THE Marriott International has planned for better performance and growth of the region which includes over 130 properties and 70 hotels under development represented by The Ritz-Carlton, JW Marriott, Marriott, Renaissance, Courtyard and Marriott Executive Apartments brands.
“We have planned for growth and are confident that there are demand generators throughout the region to support that,” said Jeff Strachan, vice president sales and marketing for the Middle East and Africa at Marriott International. “Naturally the growth goals vary by city and country.”
While 2010 saw varying occupancy levels across the region with certain cities performing better than others, overall occupancy levels were good.
Among the strongest markets were Egypt, Saudi Arabia and Dubai where occupancy levels grew year-on-year, Strachan said. “The biggest challenge for 2010 was all around average rates,” he said.
The company will keep its expansion momentum with new hotels opening in Libya and Algeria in 2011. “Beyond 2011 we continue to see room for growth across the African continent and within the GCC. We also have plans to tap new markets in the Middle East and Africa, where we currently have no presence,” he said.

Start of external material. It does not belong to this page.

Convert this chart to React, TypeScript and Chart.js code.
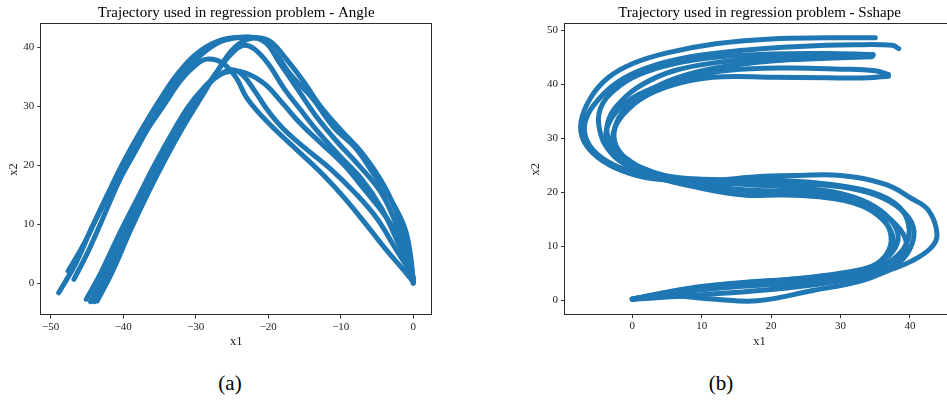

Stratchan has a very positive outlook for the brand in 2011, “The industry is healthy, and we have some of the best performing cities and markets on the planet. Demand generators are good and we are fortunate to have some fine airlines operating in our region.”
“The online revolution continues apace and the continued development of online solutions and the web will shape where people stay and what they do for a long time to come,” he added.